◆ What needs to be done:
Exactly the lines from the line containing "Rebuild this chart" through the line containing "W, H = 1009, 469" are to be echoed, with both included and pictures left out.
◆ ◆ ◆
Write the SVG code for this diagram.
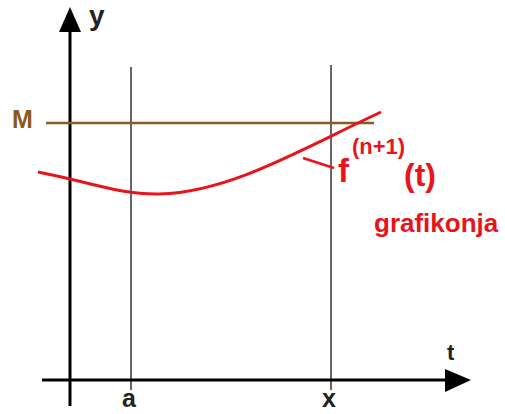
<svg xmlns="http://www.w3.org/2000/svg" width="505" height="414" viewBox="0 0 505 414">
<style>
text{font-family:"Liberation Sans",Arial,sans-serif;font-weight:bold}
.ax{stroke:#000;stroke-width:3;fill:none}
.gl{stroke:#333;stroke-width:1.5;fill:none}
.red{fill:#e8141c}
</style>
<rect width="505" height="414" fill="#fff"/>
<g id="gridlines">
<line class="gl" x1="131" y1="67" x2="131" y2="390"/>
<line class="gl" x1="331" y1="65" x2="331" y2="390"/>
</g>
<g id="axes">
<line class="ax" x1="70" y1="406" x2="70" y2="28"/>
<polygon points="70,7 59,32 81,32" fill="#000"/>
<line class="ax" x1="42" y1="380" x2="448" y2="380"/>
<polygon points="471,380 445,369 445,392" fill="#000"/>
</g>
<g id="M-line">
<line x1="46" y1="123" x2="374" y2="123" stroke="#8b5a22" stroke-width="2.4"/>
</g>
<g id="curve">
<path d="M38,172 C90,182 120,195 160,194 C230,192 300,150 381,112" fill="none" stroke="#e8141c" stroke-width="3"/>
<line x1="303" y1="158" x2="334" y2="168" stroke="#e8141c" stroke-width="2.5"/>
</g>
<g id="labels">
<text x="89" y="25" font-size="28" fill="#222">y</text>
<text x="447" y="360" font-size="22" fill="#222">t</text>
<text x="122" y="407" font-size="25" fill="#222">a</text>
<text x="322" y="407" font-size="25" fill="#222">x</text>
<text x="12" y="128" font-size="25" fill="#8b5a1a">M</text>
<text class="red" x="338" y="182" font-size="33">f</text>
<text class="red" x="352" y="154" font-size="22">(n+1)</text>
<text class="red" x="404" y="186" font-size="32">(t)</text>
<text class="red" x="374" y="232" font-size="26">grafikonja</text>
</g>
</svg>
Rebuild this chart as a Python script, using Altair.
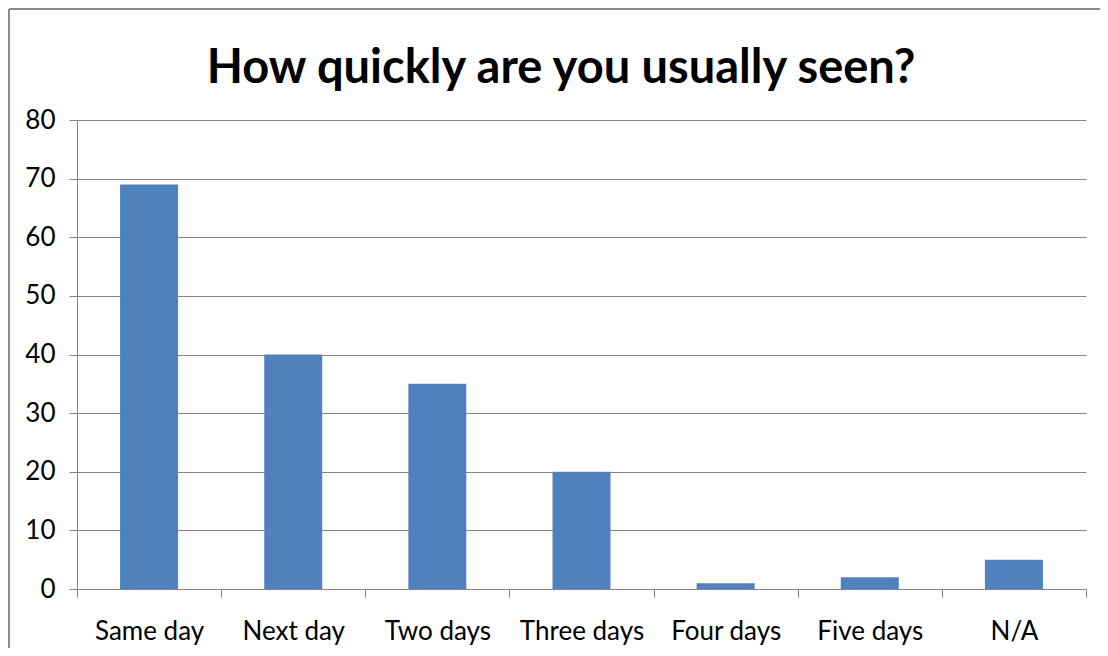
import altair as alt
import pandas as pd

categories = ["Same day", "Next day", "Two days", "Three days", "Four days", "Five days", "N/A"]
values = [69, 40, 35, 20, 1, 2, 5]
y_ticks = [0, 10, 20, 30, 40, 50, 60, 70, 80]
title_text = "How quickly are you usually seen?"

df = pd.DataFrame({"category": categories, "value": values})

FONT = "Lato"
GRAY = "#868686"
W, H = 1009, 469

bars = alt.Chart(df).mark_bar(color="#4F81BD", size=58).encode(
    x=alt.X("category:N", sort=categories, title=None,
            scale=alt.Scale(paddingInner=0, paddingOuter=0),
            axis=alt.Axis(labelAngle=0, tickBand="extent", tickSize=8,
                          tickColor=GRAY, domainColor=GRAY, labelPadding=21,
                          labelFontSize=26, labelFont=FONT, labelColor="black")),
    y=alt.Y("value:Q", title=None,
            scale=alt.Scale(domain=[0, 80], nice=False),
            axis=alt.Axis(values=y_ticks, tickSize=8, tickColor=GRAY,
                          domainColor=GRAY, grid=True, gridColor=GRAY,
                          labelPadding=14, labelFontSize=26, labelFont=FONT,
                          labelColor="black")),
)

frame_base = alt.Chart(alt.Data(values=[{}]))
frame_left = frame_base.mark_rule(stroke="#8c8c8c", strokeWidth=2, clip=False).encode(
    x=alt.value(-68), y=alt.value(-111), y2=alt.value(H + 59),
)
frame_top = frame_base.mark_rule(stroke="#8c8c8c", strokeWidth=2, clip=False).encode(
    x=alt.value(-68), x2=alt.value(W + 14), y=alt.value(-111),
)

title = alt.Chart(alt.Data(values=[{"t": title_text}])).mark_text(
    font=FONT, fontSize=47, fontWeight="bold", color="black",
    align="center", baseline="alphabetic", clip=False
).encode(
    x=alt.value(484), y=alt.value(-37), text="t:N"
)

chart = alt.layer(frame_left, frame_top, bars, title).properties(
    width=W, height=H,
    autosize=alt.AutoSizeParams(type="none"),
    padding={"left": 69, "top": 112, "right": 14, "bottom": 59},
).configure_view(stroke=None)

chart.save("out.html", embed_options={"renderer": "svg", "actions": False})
◆ ◆ ◆
◆ Result below:
Rebuild this chart as a Python script, using Altair.
import altair as alt
import pandas as pd

categories = ["Same day", "Next day", "Two days", "Three days", "Four days", "Five days", "N/A"]
values = [69, 40, 35, 20, 1, 2, 5]
y_ticks = [0, 10, 20, 30, 40, 50, 60, 70, 80]
title_text = "How quickly are you usually seen?"

df = pd.DataFrame({"category": categories, "value": values})

FONT = "Lato"
GRAY = "#868686"
W, H = 1009, 469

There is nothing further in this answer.